Complete Python Regex Replace Guide using re.sub()
Regular expressions are powerful for text processing in Python. The re module provides excellent support for complex regex find and replace operations using a dedicated sub()
method. This allows modifying strings matching patterns easily. In this article, we’ll explore python regex replace in detail with examples.
Python Regex Replace with re.sub()
In python you can get hold of any regex based properties with the help of re
module. You simply need to import the module into your python file and use re.sub()
method to perform the job of replacing in a string.
The re.sub()
method in Python provides powerful search and replace functionality using regular expressions. The regex replace works by specifying the string to modify, defining a regex pattern to match against, and providing a replacement substring. Here is the syntax of the same below:
re.sub(pattern, replacement, string, count, flags)
Here, pattern, replacement, and string are mandatory to be provided while count and flags are default to 0 and are optional. Let’s discuss what these 5 are one by one:
pattern (required)
: This specifies the regular expression pattern to search for in the input string. Raw strings like r”pattern” are recommended.replacement (required)
: The replacement substring that matched pattern text gets substituted with. Can also be a callable function.string (required)
: The input text string or sequence where pattern matching and substitution is performed.count (optional)
: How many pattern occurrences to replace. Default of 0 means replace all occurrences. Specify 1 to replace just first match.flags (optional)
: Allows modifying regex engine behavior. Value is bitmask of re flags like re.IGNORECASE, re.MULTILINE etc.
The method matches the regex pattern against string, then replaces matched text with repl substring up to count times based on provided flags.
Python Regex Replace Examples
Regex Example to remove hyphen from a string:
In this first example we will remove all the hyphens from a telephone number so that all the digits can occur together in the string. Here’s how we are going to do it:
import re
phone = "412-555-1234"
formatted = re.sub("\D", "", phone)
print(formatted) # Output: "4125551234"
Here, “\D” matches any non-digit character. The empty quotes replace matches with nothing effectively removing non-numeric symbols. Remember, “\d” matches digits; “\D” matches non-digits.
Regex Example to remove all whitespaces from a string
In our second example, we will remove all the whitespaces that are occurring in the string. Here’s the code for same:
import re
text = "Remove Whitespace from this text"
trimmmed_text = re.sub(r"\s", "", text)
print(trimmmed_text) # Output: RemoveWhitespacefromthistext
The “\s” pattern matches all the whitespaces in the text and replace the whitespace by closing it with “”.
Regex Example to extract domain from a url
In case you need to extract a domain from a given url, you can use regex to specify this pattern: r"^https?://(www\.?"
Here’s a code for extracting the pypixel.com domain from it’s url.
import re
url = "https://www.pypixel.com"
domain = re.sub(r"^https?://(www\.)?", "", url)
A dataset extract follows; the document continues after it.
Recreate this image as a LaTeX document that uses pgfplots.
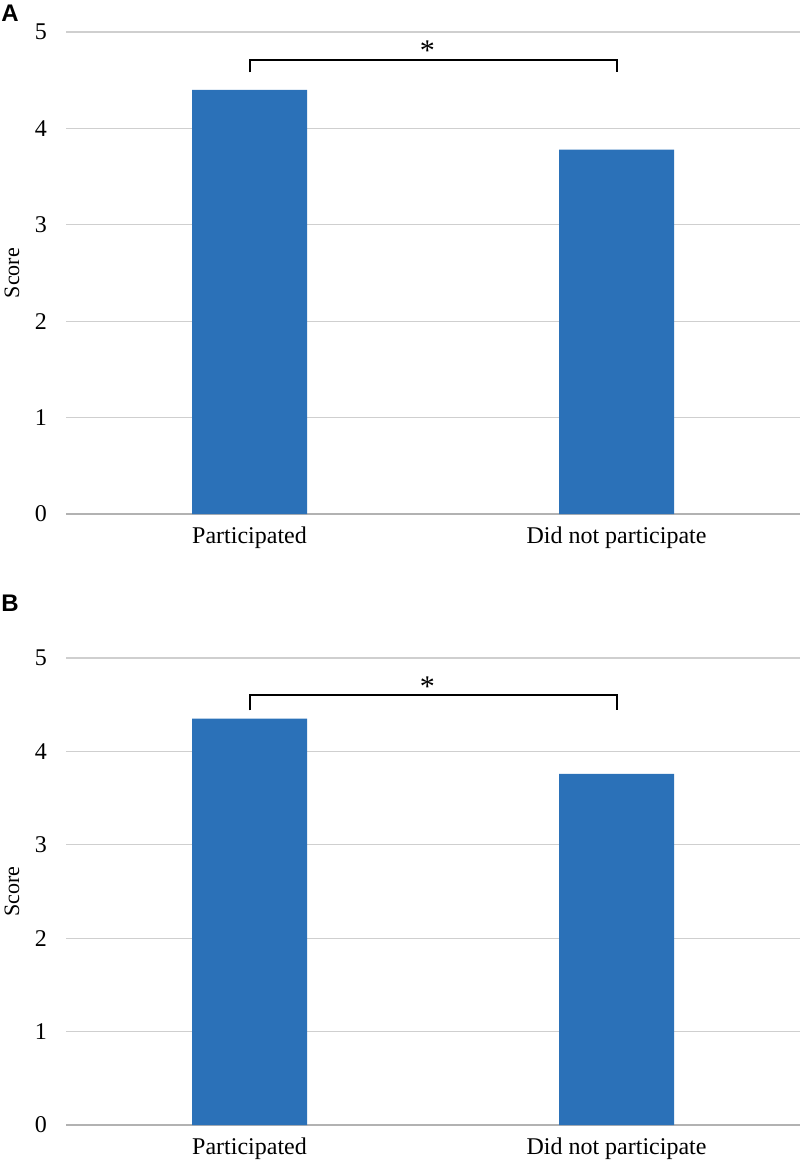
\documentclass[border=0pt]{standalone}
\usepackage{pgfplots}
\pgfplotsset{compat=1.18}
\usepackage{fontspec}
\setmainfont{Liberation Serif}
\newfontfamily\panelfont{Liberation Sans}
\definecolor{barblue}{HTML}{2B71B8}
\definecolor{gridgray}{HTML}{CFCFCF}
\pgfplotsset{
 panel/.style={
  scale only axis, width=367pt,
  xmin=-0.5, xmax=1.5, ymin=0, ymax=5,
  ytick={0,1,2,3,4,5}, xtick={0,1},
  xticklabels={Participated, Did not participate},
  axis line style={draw=none}, tick style={draw=none},
  ymajorgrids, major grid style={gridgray, line width=0.6pt},
  tick label style={font=\fontsize{12}{14}\selectfont},
  /pgf/number format/assume math mode=true,
  yticklabel style={xshift=-6pt},
  xticklabel style={yshift=-3pt},
  clip=false,
 }
}
\begin{document}
\begin{tikzpicture}
\path[use as bounding box] (0,0) rectangle (400pt,-583.5pt);
% Panel A
\begin{axis}[panel, at={(33pt,-16pt)}, anchor=north west, height=241pt]
\draw[gray!60, line width=0.6pt] (axis cs:-0.5,0) -- (axis cs:1.5,0);
\addplot[ybar, bar width=57.5pt, fill=barblue, draw=none] coordinates {(0,4.40) (1,3.78)};
\draw[black, line width=1pt] (axis cs:0,4.58) -- (axis cs:0,4.71) -- (axis cs:1,4.71) -- (axis cs:1,4.58);
\node[anchor=base, inner sep=0, font=\fontsize{15}{16}\selectfont] at (axis cs:0.485,4.70) {*};
\node[xshift=-27pt, rotate=90, anchor=center, font=\fontsize{11}{13}\selectfont] at (axis description cs:0,0.5) {Score};
\end{axis}
\node[anchor=north west, inner sep=0, font=\panelfont\bfseries\fontsize{12}{14}\selectfont] at (0.5pt,-2.5pt) {A};
% Panel B
\begin{axis}[panel, at={(33pt,-329pt)}, anchor=north west, height=233.5pt]
\draw[gray!60, line width=0.6pt] (axis cs:-0.5,0) -- (axis cs:1.5,0);
\addplot[ybar, bar width=57.5pt, fill=barblue, draw=none] coordinates {(0,4.35) (1,3.76)};
\draw[black, line width=1pt] (axis cs:0,4.44) -- (axis cs:0,4.60) -- (axis cs:1,4.60) -- (axis cs:1,4.44);
\node[anchor=base, inner sep=0, font=\fontsize{15}{16}\selectfont] at (axis cs:0.485,4.59) {*};
\node[xshift=-27pt, rotate=90, anchor=center, font=\fontsize{11}{13}\selectfont] at (axis description cs:0,0.5) {Score};
\end{axis}
\node[anchor=north west, inner sep=0, font=\panelfont\bfseries\fontsize{12}{14}\selectfont] at (0.5pt,-297.5pt) {B};
\end{tikzpicture}
\end{document}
print(domain) # Output: pypixel.com
Regex Example to replace a text from a string
This one is the simplest and the most common example that you will come across where you will be replacing a word in your strong that you won’t require. Here’s how you can do that:
import re
random_string = "This website are PyPixel"
updated_string = re.sub(r”are”, “is”, random_string)
print(updated_string) # Output: This website is PyPixel
Regex Example to remove characters from a string
In this example, we’ll remove all the characters from a string. It can be a punctuation mark(.), an exclamation mark(!), semi-colon(;) etc.
import re
text = "Hello, world! This has many symbols like . , : ; ?"
cleaned = re.sub(r'[^\w\s]','',text)
print(cleaned) # Output: Hello world This has many symbols like
The patterns r'[^\w\s]'
find/replace all non-word characters in the string, removes them by replacing with empty string resulting in characters getting stripped.
Conclusion
In this article, Python Regex Replace Patterns were discussed with some commonly used examples. Python’s re
module brings regex capabilities into our code. You can use re.sub()
method to use python regex replace patterns for multiple use-cases. You may require regex while building projects that require user input to be manipulated in some manner.
Moreover, here’s a great tool called Regex 101, that let’s you test your regex pattern online, it’s really handy and definitely worth trying in case you need quick outputs.
FAQs
Is regex replace case-sensitive?
Yes, by default regex operations are case-sensitive. Use flags like re.IGNORECASE to make case-insensitive.
How to replace only first or nth match occurrence?
Specify count= parameter on re.sub() with number of replacements needed and it’ll replace those many matched patterns for you.
What if I want to access matches and reformat dynamically?
You can utilize callback function as replacement parameter to customize formatting.
Can I match and replace without knowing full string beforehand?
Yes, try using re.compile() to precompile pattern for reusability first.
How can I improve regex pattern readability?
You can simple use verbose mode with comments – r”(?x)pattern” along with method chaining.